The president of the United States tweeted a video of an alleged rioter (who, in all likelihood, is an American citizen, not a “Mexican rapist”) with the threatening comment:

“Anarchists, we see you!”

Is it for the president to identify suspects? So much for the ideal of the rule of law, it seems.

But my point is different and relates to the benefits of personal knowledge. I have always hoped that a journalist would, during a press conference, ask the president something like “Mr. President, what do you mean exactly by ‘socialism’?” Or, “Mr. President, what do you mean by ‘the extreme left’ and how does it differ from the left?”

Since Mr.
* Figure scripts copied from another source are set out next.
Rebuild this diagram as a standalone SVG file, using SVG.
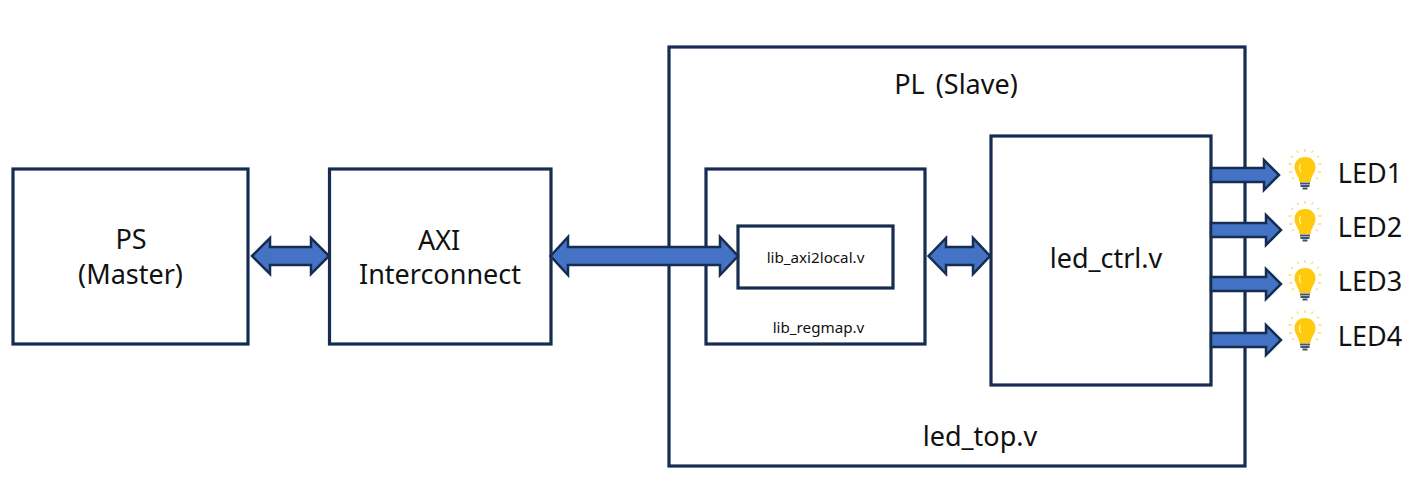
<svg xmlns="http://www.w3.org/2000/svg" width="1414" height="486" viewBox="0 0 1414 486">
<style>
.box{fill:#fff;stroke:#172c51;stroke-width:3.2}
.arr{fill:#4472c4;stroke:#172c51;stroke-width:2.5;stroke-linejoin:miter}
text{font-family:"Noto Sans","Open Sans",sans-serif;fill:#111;text-anchor:middle}
.l{font-size:27px}
.s{font-size:15.2px}
.ray{stroke:#ffd966;stroke-width:1.3;fill:none}
</style>
<defs>
<g id="bulb">
<path class="ray" d="M0-22V-19M-8-20.500L-6.500-18M8-20.500L6.500-18M-14-15L-12-13.500M14-15L12-13.500M-16.500-7H-13.500M16.500-7H13.500M-16 1H-13M16 1H13M-13 8L-11 6.500M13 8L11 6.500"/>
<path d="M0-14C-7-14-10.500-9-10.500-4C-10.500 2-6 5-5.500 11H5.500C6 5 10.500 2 10.500-4C10.500-9 7-14 0-14Z" fill="#ffc90e"/>
<path d="M-4.500-7C-6-4-5.500-1-4 1" stroke="#fff3c4" stroke-width="1.200" fill="none"/>
<path d="M-5 12.500H5M-4.500 15H4.500M-2.500 17.500H2.500" stroke="#44546a" stroke-width="1.800" fill="none"/>
</g>
</defs>
<g id="node-pl"><rect class="box" x="669" y="47" width="576" height="419"/>
<text class="l" x="956" y="94" word-spacing="4">PL (Slave)</text><text class="l" x="980" y="446">led_top.v</text></g>
<g id="node-ps"><rect class="box" x="13" y="169" width="235" height="175"/>
<text class="l" x="131" y="249">PS</text><text class="l" x="130.500" y="284">(Master)</text></g>
<g id="node-axi"><rect class="box" x="329.500" y="169" width="221.500" height="175"/>
<text class="l" x="439" y="250">AXI</text><text class="l" x="440" y="284">Interconnect</text></g>
<g id="node-regmap"><rect class="box" x="706" y="169" width="219" height="175"/>
<text class="s" x="818.500" y="333">lib_regmap.v</text></g>
<g id="node-axi2local"><rect class="box" x="738" y="226" width="155" height="62"/>
<text class="s" x="815.500" y="263">lib_axi2local.v</text></g>
<g id="node-ledctrl"><rect class="box" x="991" y="136" width="220" height="249"/>
<text class="l" x="1106" y="268">led_ctrl.v</text></g>
<g id="connectors">
<path class="arr" d="M252 256L270 238V247H311V238L329 256L311 274V265H270V274Z"/>
<path class="arr" d="M550.500 256L568 237V247H720V237L738 256L720 275V265H568V275Z"/>
<path class="arr" d="M928.500 256L946 238V247H973V238L990 256L973 274V265H946V274Z"/>
<path class="arr" d="M1211 168H1264V160L1279 175L1264 190V182H1211Z"/>
<path class="arr" d="M1211 223H1266V215L1281 230L1266 245V237H1211Z"/>
<path class="arr" d="M1211 277H1266V269L1281 284L1266 299V291H1211Z"/>
<path class="arr" d="M1211 333H1266V325L1281 340L1266 355V347H1211Z"/>
</g>
<g id="node-led1"><use href="#bulb" x="1305" y="171"/><text class="l" x="1370" y="183">LED1</text></g>
<g id="node-led2"><use href="#bulb" x="1305" y="223"/><text class="l" x="1370" y="237">LED2</text></g>
<g id="node-led3"><use href="#bulb" x="1305" y="282"/><text class="l" x="1370" y="291">LED3</text></g>
<g id="node-led4"><use href="#bulb" x="1305" y="332"/><text class="l" x="1370" y="346">LED4</text></g>
</svg>
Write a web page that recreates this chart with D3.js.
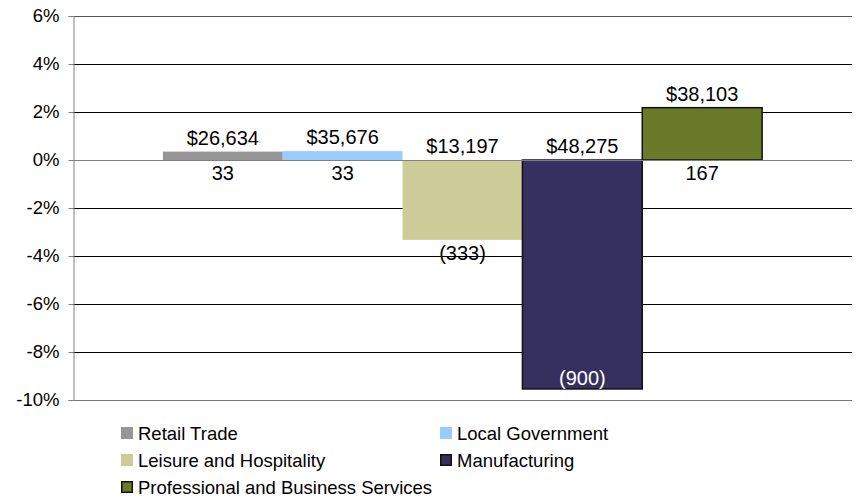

Trump’s tweet of yesterday and his other recent references to “anarchists” as another type of scapegoat, my dream has changed. I would now propose questions like the following:

Mr. President, what is an anarchist? What does an anarchist believe?

Mr. President, do you think that Henry David Thoreau, Lysander Spooner, and Murray Rothbard were anarchists?

What about David Friedman?

Do you think that Anthony de Jasay was a conservative anarchist?

Of course, looters have to be stopped and arrested but different sorts of anarchists exist, just as there are different sorts of defenders of the state. Another idea for a question along those lines:

Mr. President, don’t you think that the so-called “anarchist” rioters and looters actually want more state power, just like the “extreme left” you attack?

The following question may be problematic for both Mr. Trump and the libertarians involved:

Mr. President, what do you think of the anarcho-capitalists who, during your 2016 election campaign, created a group called “Libertarians for Trump”?

More seriously, I suggest the Trump presidency has taught something important to those of us who define themselves as libertarians or fellow travelers: knowledge is important, both in the sense of a minimal culture about what has been happening in the world until yesterday and in the sense of an intellectual capacity to learn. To advance liberty, an ignorant disrupter is not sufficient. He is more likely to advance tyranny. If he appears to defend one libertarian cause—say, the Second Amendment—he will more probably bring it into disrepute.